I’d like to pose a question. Who do you believes fares better as a single Baby Boomer, an introvert, extrovert or ambivert? Most Baby Boomers married and had families. It was something that all three personality types were expected to do. About half divorced and remarried, some several times, but others remained single, so which personality traits did these singles exhibit?
Carl Jung, a Swiss psychiatrist and founder of the school of analytical psychology, popularized the concepts of extroversion and introversion in the early 1920s. He identified a third group but didn’t name or write much about it. In the 40s the term ambivert started to be used by psychologists.
Jung said that there are two differing attitudes toward life or different modes of reacting to circumstances. No one lives completely as one type. Your type might be innate and begin very early in life. Here are the definitions attributed to Jung at http://philosophy.lander.edu/ethics/jung.html.
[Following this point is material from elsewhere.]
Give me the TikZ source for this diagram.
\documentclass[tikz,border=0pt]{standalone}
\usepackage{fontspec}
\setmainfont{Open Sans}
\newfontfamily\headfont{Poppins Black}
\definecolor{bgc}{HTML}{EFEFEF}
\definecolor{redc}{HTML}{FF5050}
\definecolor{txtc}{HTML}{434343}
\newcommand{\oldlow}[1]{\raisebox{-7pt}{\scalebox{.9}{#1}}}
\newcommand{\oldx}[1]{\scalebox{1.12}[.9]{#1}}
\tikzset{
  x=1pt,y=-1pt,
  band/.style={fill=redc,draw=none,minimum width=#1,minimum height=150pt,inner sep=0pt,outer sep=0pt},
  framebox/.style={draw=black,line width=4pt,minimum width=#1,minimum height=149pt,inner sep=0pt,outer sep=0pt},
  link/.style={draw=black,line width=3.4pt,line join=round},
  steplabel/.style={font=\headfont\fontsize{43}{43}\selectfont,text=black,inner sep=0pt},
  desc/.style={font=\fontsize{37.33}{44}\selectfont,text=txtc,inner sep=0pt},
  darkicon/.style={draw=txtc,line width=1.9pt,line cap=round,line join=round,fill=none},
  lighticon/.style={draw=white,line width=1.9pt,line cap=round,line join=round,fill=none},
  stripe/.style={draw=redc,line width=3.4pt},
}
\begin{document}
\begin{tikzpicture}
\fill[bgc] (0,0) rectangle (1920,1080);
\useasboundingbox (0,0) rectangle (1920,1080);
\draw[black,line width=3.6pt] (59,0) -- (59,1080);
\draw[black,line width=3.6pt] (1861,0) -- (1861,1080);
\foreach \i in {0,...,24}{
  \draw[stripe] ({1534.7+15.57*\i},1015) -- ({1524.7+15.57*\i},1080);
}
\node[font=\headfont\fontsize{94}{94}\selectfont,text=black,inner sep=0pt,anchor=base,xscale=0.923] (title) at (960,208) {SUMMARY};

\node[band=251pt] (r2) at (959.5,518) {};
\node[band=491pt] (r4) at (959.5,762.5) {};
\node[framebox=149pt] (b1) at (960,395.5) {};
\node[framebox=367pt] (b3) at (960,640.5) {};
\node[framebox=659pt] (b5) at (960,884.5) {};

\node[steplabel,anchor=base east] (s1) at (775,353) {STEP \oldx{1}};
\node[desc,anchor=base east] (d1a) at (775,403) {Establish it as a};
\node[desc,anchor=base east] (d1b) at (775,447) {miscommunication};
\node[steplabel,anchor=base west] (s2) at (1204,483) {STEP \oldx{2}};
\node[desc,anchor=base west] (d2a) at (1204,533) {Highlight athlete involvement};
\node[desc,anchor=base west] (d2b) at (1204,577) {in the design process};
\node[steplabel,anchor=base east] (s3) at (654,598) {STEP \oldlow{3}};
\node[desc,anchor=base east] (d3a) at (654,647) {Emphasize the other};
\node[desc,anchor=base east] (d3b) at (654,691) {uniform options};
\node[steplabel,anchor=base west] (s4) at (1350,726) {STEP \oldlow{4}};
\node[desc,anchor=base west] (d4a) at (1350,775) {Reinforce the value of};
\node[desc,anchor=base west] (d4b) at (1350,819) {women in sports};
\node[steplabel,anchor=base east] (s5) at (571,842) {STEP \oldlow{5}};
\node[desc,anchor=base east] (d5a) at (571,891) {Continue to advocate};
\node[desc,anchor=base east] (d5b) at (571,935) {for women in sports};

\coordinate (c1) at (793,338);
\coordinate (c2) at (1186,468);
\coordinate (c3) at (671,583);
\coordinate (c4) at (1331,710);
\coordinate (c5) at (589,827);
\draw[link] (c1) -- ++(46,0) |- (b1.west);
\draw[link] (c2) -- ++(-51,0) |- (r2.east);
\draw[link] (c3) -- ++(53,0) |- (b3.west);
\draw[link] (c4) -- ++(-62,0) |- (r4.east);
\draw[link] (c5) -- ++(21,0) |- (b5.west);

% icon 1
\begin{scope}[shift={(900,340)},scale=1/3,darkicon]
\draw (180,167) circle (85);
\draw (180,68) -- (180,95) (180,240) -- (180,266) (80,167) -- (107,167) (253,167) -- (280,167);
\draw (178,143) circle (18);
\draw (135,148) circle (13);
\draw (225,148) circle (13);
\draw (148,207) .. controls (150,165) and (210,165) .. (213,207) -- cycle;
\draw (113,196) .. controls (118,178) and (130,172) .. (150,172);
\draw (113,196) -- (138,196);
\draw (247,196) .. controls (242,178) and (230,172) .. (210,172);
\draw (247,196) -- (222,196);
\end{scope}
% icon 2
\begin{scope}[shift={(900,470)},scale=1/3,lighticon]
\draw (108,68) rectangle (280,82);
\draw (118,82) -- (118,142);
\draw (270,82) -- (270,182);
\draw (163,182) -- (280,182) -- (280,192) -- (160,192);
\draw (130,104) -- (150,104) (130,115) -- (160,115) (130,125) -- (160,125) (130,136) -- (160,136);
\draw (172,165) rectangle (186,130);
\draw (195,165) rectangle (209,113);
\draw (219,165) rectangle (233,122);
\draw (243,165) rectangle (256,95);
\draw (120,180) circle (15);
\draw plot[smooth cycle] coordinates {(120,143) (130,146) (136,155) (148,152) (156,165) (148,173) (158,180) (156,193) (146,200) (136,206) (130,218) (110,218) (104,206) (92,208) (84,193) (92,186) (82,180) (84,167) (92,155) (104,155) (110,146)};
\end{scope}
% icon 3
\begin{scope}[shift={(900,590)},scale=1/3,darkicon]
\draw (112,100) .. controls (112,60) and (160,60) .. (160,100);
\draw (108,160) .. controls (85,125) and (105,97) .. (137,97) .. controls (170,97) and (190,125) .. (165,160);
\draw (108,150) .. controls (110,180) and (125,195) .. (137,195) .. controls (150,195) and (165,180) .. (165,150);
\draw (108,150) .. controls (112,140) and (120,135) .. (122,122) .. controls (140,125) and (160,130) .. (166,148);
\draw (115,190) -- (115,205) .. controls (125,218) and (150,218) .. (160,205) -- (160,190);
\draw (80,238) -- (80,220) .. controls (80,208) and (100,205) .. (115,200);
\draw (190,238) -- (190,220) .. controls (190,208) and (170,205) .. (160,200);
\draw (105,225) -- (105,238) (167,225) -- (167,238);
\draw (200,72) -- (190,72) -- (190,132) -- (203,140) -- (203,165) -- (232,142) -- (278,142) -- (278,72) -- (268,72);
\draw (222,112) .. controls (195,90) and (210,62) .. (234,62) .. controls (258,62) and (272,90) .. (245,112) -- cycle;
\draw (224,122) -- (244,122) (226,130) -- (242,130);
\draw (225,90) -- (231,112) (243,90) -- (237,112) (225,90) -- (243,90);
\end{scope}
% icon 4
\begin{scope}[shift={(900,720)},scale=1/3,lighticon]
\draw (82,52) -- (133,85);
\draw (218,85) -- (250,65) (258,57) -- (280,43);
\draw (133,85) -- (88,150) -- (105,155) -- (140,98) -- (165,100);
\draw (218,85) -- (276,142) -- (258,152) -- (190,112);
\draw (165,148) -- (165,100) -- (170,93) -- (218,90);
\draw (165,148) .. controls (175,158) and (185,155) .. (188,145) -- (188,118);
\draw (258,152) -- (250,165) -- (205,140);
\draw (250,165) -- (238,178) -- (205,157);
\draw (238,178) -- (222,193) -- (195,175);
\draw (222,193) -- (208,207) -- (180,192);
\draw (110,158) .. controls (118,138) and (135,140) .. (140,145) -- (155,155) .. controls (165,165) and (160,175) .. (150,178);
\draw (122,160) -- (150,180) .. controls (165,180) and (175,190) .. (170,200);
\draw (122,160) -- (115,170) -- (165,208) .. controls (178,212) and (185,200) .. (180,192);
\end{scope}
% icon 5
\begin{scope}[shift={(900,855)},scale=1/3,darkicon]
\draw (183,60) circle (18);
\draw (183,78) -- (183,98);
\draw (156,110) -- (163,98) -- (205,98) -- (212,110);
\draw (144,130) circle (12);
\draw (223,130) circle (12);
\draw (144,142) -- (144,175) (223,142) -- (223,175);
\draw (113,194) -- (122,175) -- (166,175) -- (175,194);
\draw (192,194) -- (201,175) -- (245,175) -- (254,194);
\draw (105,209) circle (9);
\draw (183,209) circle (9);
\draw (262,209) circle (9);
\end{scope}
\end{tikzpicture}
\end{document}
- Extroverted attitude: a standpoint characterized by an outward flowing of personal energy (libido)—an interest in events, in people and things, a relationship with them, and a dependence on them. The extrovert is usually …
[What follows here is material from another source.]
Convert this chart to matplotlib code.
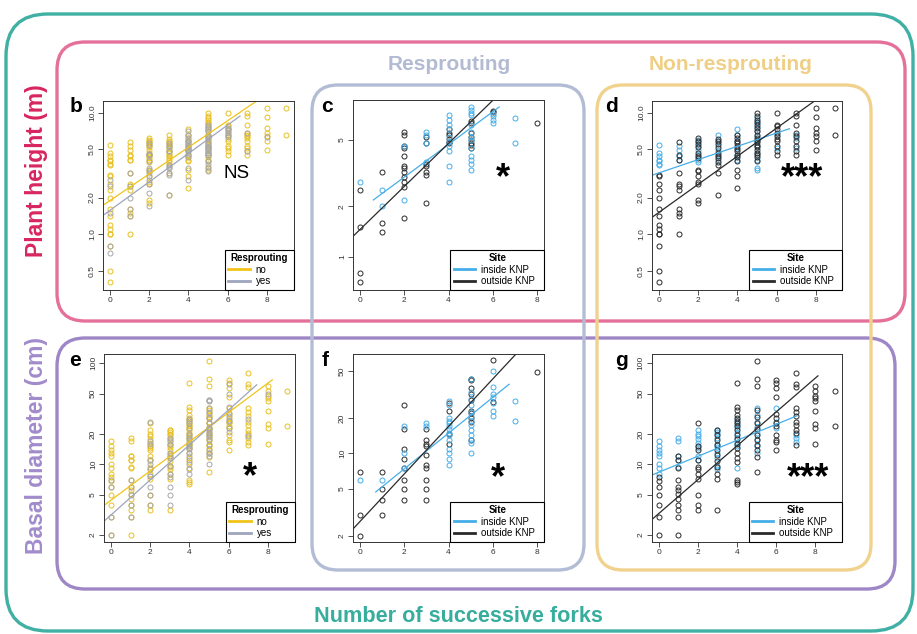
import numpy as np
import matplotlib
matplotlib.use("Agg")
import matplotlib.pyplot as plt
from matplotlib.patches import FancyBboxPatch
from matplotlib.lines import Line2D
from matplotlib.ticker import NullLocator

plt.rcParams['font.family'] = ['Liberation Sans', 'DejaVu Sans']

W, H = 917, 634

# ---------------------------------------------------------------
# Data: one list of values per number of successive forks (0..9)
# ---------------------------------------------------------------
forks = list(range(10))

# plant height (m) - resprouting species
ht_resp_in = [[2.8], [2.5, 2.0], [4.6, 2.2], [5.6, 5.4, 4.8, 3.7],
              [7.1, 6.6, 6.2, 5.8, 5.2, 4.9, 4.6, 4.3, 3.5, 2.8],
              [7.9, 7.6, 7.3, 7.1, 6.2, 5.6, 5.2, 5.0, 4.5, 4.0, 3.8, 3.6, 3.3],
              [7.2, 7.0, 6.6, 6.3], [6.8, 4.8], [], []]
ht_resp_out = [[2.5, 1.5, 0.8, 0.7], [3.2, 1.6, 1.4],
               [5.6, 5.4, 4.6, 4.5, 4.0, 3.5, 3.4, 3.2, 3.0, 2.8, 2.6, 1.7],
               [5.2, 4.8, 3.6, 3.5, 3.2, 3.1, 2.1],
               [5.8, 5.5, 5.4, 5.1, 4.9, 4.8],
               [6.5, 6.3, 5.5, 5.2, 5.0, 4.8, 4.7, 4.5],
               [7.5, 7.4], [], [6.3], []]

# plant height (m) - non-resprouting species
ht_nonresp_in = [[5.4, 4.7, 4.4, 4.1, 4.0, 3.8, 3.7], [5.3, 4.9, 4.4, 4.1],
                 [6.0, 5.7, 5.3, 4.9, 4.5, 4.1, 3.9], [6.6, 5.7, 5.3, 4.8, 4.5, 4.1],
                 [7.3, 6.6, 5.8, 5.1, 4.5, 4.1],
                 [9.1, 8.3, 7.7, 7.1, 6.4, 5.8, 5.3, 4.7, 4.1, 3.5, 3.4],
                 [6.6, 5.1], [6.6, 6.2, 5.1], [], []]
ht_nonresp_out = [[3.1, 3.0, 2.6, 2.3, 2.0, 1.6, 1.4, 1.2, 1.1, 1.0, 1.0, 0.8, 0.5, 0.4],
                  [5.7, 4.5, 4.1, 3.2, 2.6, 2.5, 2.3, 1.6, 1.5, 1.4, 1.0],
                  [6.2, 5.8, 5.5, 5.2, 4.7, 4.4, 4.2, 3.4, 3.3, 3.0, 2.7, 2.6, 1.9, 1.8],
                  [6.1, 5.8, 5.5, 5.1, 4.7, 4.4, 4.2, 3.9, 3.7, 3.2, 2.1],
                  [6.5, 6.2, 5.8, 5.6, 5.3, 5.0, 4.8, 4.5, 4.3, 4.0, 3.4, 3.0, 2.4],
                  [9.9, 9.4, 8.8, 8.4, 7.9, 7.5, 7.1, 6.6, 6.2, 6.0, 5.7, 5.4, 5.2, 4.9, 4.7, 4.5, 4.3, 4.0],
                  [10.0, 8.0, 7.8, 7.4, 6.8, 6.4, 6.1, 5.8, 5.3, 4.8, 4.5],
                  [10.0, 9.4, 8.0, 6.8, 6.4, 5.8, 5.3, 4.8, 4.5],
                  [11.0, 9.3, 7.5, 6.8, 6.4, 5.8, 4.9], [11.0, 6.6]]

# basal diameter (cm) - resprouting species
bd_resp_in = [[6.0], [6.0], [17, 10, 7.6], [18, 17],
              [28, 25.7, 20, 19, 18, 17, 16, 15, 14.3, 13, 11, 10, 9, 8],
              [43, 33, 29, 25.6, 22.6, 21, 19, 17.4, 15.8, 14.3, 13, 12.2, 10],
              [50, 37, 32, 30, 26.6, 23, 21], [28, 19], [], []]
bd_resp_out = [[7.0, 3.0, 2.0], [7.0, 5.0, 4.0, 3.0],
               [26, 16, 11, 9, 7.6, 6, 5, 4],
               [16, 13, 12, 11.5, 9.7, 8, 7.5, 6, 5, 4],
               [26.6, 22.8, 14.5, 12],
               [43, 42, 36, 32, 28.4, 23, 22, 20, 18.6, 13],
               [62, 27.5], [], [49], []]

# basal diameter (cm) - non-resprouting species
bd_nonresp_in = [[17, 15, 14, 13, 12, 10, 9.1, 8.1], [18, 17, 12, 11, 9.5],
                 [22, 20, 19, 17.7, 16.2, 15, 14.4, 12, 11],
                 [22, 21, 20, 18.4, 16, 14.8, 13, 11.5, 9.6, 8.9],
                 [28, 24.5, 22.7, 20.3, 18, 16.4, 15, 9.1],
                 [35.8, 30.8, 26.4, 23.2, 20.3, 17.7, 15, 12.9],
                 [35.8, 26.4, 22.7], [19.5, 18, 16.8], [], []]
bd_nonresp_out = [[7.5, 6.9, 6.0, 5.0, 4.0, 3.0, 2.0],
                  [12, 11, 9.1, 7, 6, 5.6, 5.1, 4.5, 4.0, 3.5, 3.0, 2.0],
                  [25.5, 15, 14, 11, 9.5, 8.9, 8.1, 7.1, 5.0, 4.0, 3.5],
                  [22, 19.5, 17.4, 15.5, 14, 12.4, 10.9, 9.5, 8.1, 7.1, 3.5],
                  [63, 37, 34.5, 30.8, 28.6, 26.9, 25.5, 24, 22, 19.5, 17.7, 16, 14.4,
                   12.9, 11.5, 10.6, 7, 6.7, 6.4],
                  [106, 69, 60, 34.5, 29.6, 25.8, 22.2, 19.5, 17.4, 15.5, 14, 11.9, 8.4],
                  [68, 64, 56.6, 46, 31.5, 29, 25.8, 24, 19.5, 17.3, 16.5, 14],
                  [79, 62, 57.7, 35.8, 33, 30.1, 26.4, 24.5, 22, 20.3, 15.5],
                  [58.8, 52.5, 47.5, 45, 42.7, 33.9, 25.1, 22.7, 15.9],
                  [52.5, 24]]

# fitted lines: log10(y) = a + b * forks, drawn from x0 to x1
fit_b_no = (0.277, 0.1096, -1.0, 9.0)
fit_b_yes = (0.197, 0.117, -1.0, 6.63)
fit_c_in = (0.281, 0.098, 0.6, 6.29)
fit_c_out = (0.163, 0.129, -1.0, 8.0)
fit_d_in = (0.505, 0.0547, -1.0, 6.65)
fit_d_out = (0.18, 0.1156, -1.0, 9.0)
fit_e_no = (0.646, 0.1445, -1.0, 8.23)
fit_e_yes = (0.5, 0.173, -1.0, 7.43)
fit_f_in = (0.566, 0.1516, 0.71, 6.74)
fit_f_out = (0.423, 0.2016, -1.0, 8.0)
fit_g_in = (0.921, 0.079, -1.0, 7.06)
fit_g_out = (0.512, 0.1675, -1.0, 8.13)

ht_ticks = [0.5, 1.0, 2.0, 5.0, 10.0]
ht_labels = ['0.5', '1.0', '2.0', '5.0', '10.0']
ht_resp_ticks = [1, 2, 5]
bd_ticks = [2, 5, 10, 20, 50, 100]
bd_resp_ticks = [2, 5, 10, 20, 50]

# colours
YEL, YEL_L = '#e8c022', '#f0c419'
GRY, GRY_L = '#a8a8a8', '#9ea5bd'
BLU = '#45aee8'
BLK = '#2a2a2a'


def merge(a, b):
    return [p + q for p, q in zip(a, b)]


def px_axes(fig, l, t, r, b):
    return fig.add_axes([l / W, 1 - b / H, (r - l) / W, (b - t) / H])


def points(ax, vals, col):
    xs = [k for k, ys in zip(forks, vals) for _ in ys]
    ys = [v for col_vals in vals for v in col_vals]
    ax.plot(xs, ys, 'o', ls='none', mfc='none', mec=col, ms=3.6, mew=0.7)


def fit_line(ax, fit, col):
    a, b, x0, x1 = fit
    xs = np.array([x0, x1])
    ax.plot(xs, 10 ** (a + b * xs), color=col, lw=0.9)


def setup(ax, xmax, ylim, yticks, ylabels):
    ax.set_yscale('log')
    ax.set_xlim(-0.04 * xmax, 1.04 * xmax)
    ax.set_ylim(*ylim)
    ax.set_xticks([0, 2, 4, 6, 8])
    ax.set_yticks(yticks, labels=ylabels)
    ax.yaxis.set_minor_locator(NullLocator())
    ax.tick_params(length=3.5, width=0.6, labelsize=6, colors='#333333', pad=2)
    ax.tick_params(axis='y', labelrotation=90, pad=1.5)
    for lab in ax.get_yticklabels():
        lab.set_va('center')
    for s in ax.spines.values():
        s.set_linewidth(0.7)
        s.set_color('#333333')


def legend(ax, title, labels, cols, width):
    handles = [Line2D([], [], color=c, lw=2) for c in cols]
    leg = ax.legend(handles, labels, title=title, loc='lower right',
                    bbox_to_anchor=(1 - width, 0, width, 0.3), mode='expand',
                    borderaxespad=0, fontsize=7,
                    title_fontproperties={'weight': 'bold', 'size': 7},
                    fancybox=False, edgecolor='black', framealpha=1,
                    handlelength=2.2, handletextpad=0.6, labelspacing=0.15,
                    borderpad=0.35)
    leg.get_frame().set_linewidth(0.8)


fig = plt.figure(figsize=(W / 100, H / 100), dpi=100)
fig.patch.set_facecolor('white')

# panel b: height, resprouting yes / no
ax = px_axes(fig, 103, 101, 293.5, 289.5)
setup(ax, 9, (0.35, 12.5), ht_ticks, ht_labels)
points(ax, merge(ht_nonresp_in, ht_nonresp_out), YEL)
points(ax, merge(ht_resp_in, ht_resp_out), GRY)
fit_line(ax, fit_b_no, YEL_L)
fit_line(ax, fit_b_yes, GRY_L)
legend(ax, 'Resprouting', ['no', 'yes'], [YEL_L, GRY_L], 0.36)

# panel c: height, resprouting, by site
ax = px_axes(fig, 353, 100, 544, 289.5)
setup(ax, 8, (0.635, 8.7), ht_resp_ticks, [str(t) for t in ht_resp_ticks])
points(ax, ht_resp_out, BLK)
points(ax, ht_resp_in, BLU)
fit_line(ax, fit_c_in, BLU)
fit_line(ax, fit_c_out, BLK)
legend(ax, 'Site', ['inside KNP', 'outside KNP'], [BLU, BLK], 0.49)

# panel d: height, non-resprouting, by site
ax = px_axes(fig, 652, 101, 842.5, 289.5)
setup(ax, 9, (0.35, 12.5), ht_ticks, ht_labels)
points(ax, ht_nonresp_in, BLU)
points(ax, ht_nonresp_out, BLK)
fit_line(ax, fit_d_in, BLU)
fit_line(ax, fit_d_out, BLK)
legend(ax, 'Site', ['inside KNP', 'outside KNP'], [BLU, BLK], 0.49)

# panel e: basal diameter, resprouting yes / no
ax = px_axes(fig, 104, 354, 294.5, 541.7)
setup(ax, 9, (1.72, 123), bd_ticks, [str(t) for t in bd_ticks])
points(ax, merge(bd_nonresp_in, bd_nonresp_out), YEL)
points(ax, merge(bd_resp_in, bd_resp_out), GRY)
fit_line(ax, fit_e_no, YEL_L)
fit_line(ax, fit_e_yes, GRY_L)
legend(ax, 'Resprouting', ['no', 'yes'], [YEL_L, GRY_L], 0.36)

# panel f: basal diameter, resprouting, by site
ax = px_axes(fig, 353, 354, 544, 541.7)
setup(ax, 8, (1.78, 70), bd_resp_ticks, [str(t) for t in bd_resp_ticks])
points(ax, bd_resp_out, BLK)
points(ax, bd_resp_in, BLU)
fit_line(ax, fit_f_in, BLU)
fit_line(ax, fit_f_out, BLK)
legend(ax, 'Site', ['inside KNP', 'outside KNP'], [BLU, BLK], 0.49)

# panel g: basal diameter, non-resprouting, by site
ax = px_axes(fig, 651.5, 354, 842, 541.7)
setup(ax, 9, (1.72, 123), bd_ticks, [str(t) for t in bd_ticks])
points(ax, bd_nonresp_in, BLU)
points(ax, bd_nonresp_out, BLK)
fit_line(ax, fit_g_in, BLU)
fit_line(ax, fit_g_out, BLK)
legend(ax, 'Site', ['inside KNP', 'outside KNP'], [BLU, BLK], 0.49)

# overlay in pixel units for the grouping frames and labels
ov = fig.add_axes([0, 0, 1, 1], zorder=10)
ov.set_xlim(0, W)
ov.set_ylim(H, 0)
ov.axis('off')
ov.patch.set_alpha(0)


def frame(l, t, r, b, col, rad):
    ov.add_patch(FancyBboxPatch((l, t), r - l, b - t,
                                boxstyle=f"round,pad=0,rounding_size={rad}",
                                fill=False, ec=col, lw=2.4))


frame(6, 14, 913, 631, '#3fb0a3', 42)
frame(57, 42, 905, 321, '#e5719b', 28)
frame(57, 338, 895, 589, '#9e87c6', 28)
frame(312, 85, 584, 570, '#b3bcd5', 26)
frame(597, 85, 871, 570, '#f0d28d', 26)

ov.text(449, 64, 'Resprouting', color='#b3bbd3', fontsize=15, fontweight='bold',
        ha='center', va='center')
ov.text(731, 64, 'Non-resprouting', color='#efcf86', fontsize=15, fontweight='bold',
        ha='center', va='center')
ov.text(458, 617, 'Number of successive forks', color='#37ad9e', fontsize=15.6,
        fontweight='bold', ha='center', va='center')
ov.text(37, 171, 'Plant height (m)', color='#d8265f', fontsize=16.5, fontweight='bold',
        rotation=90, ha='center', va='center')
ov.text(37, 445, 'Basal diameter (cm)', color='#a28bcb', fontsize=16.5, fontweight='bold',
        rotation=90, ha='center', va='center')

# panel letters
for lab, x, y in [('b', 76, 106), ('c', 327, 106), ('d', 612, 106),
                  ('e', 75, 361), ('f', 325, 361), ('g', 621, 361)]:
    ov.text(x, y, lab, fontsize=15, fontweight='bold', ha='center', va='center')

# significance of the site / resprouting effect
ov.text(237, 173, 'NS', fontsize=13.5, ha='center', va='center')
for lab, x, y in [('*', 503, 173), ('***', 802, 173),
                  ('*', 250, 472), ('*', 498, 473), ('***', 808, 473)]:
    ov.text(x, y + 6, lab, fontsize=26, fontweight='bold', ha='center', va='center')

fig.savefig('out.png', dpi=100)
- motivated by outside factors and greatly influenced by the environment,
- sociable and confident in unfamiliar surroundings, less cautious, less fearful, and
- likes organizations, parties, and tends to be optimistic and enthusiastic.
- Weaknesses of the extroverted attitude include:
(1) a dependence on making a good impression,
(2) easily making and breaking relationships,
(3) regarding reflection as being morbid and avoiding being alone,
(4) lacking self-criticism, and
(5) accepting the morals and conventions of the day–conventional.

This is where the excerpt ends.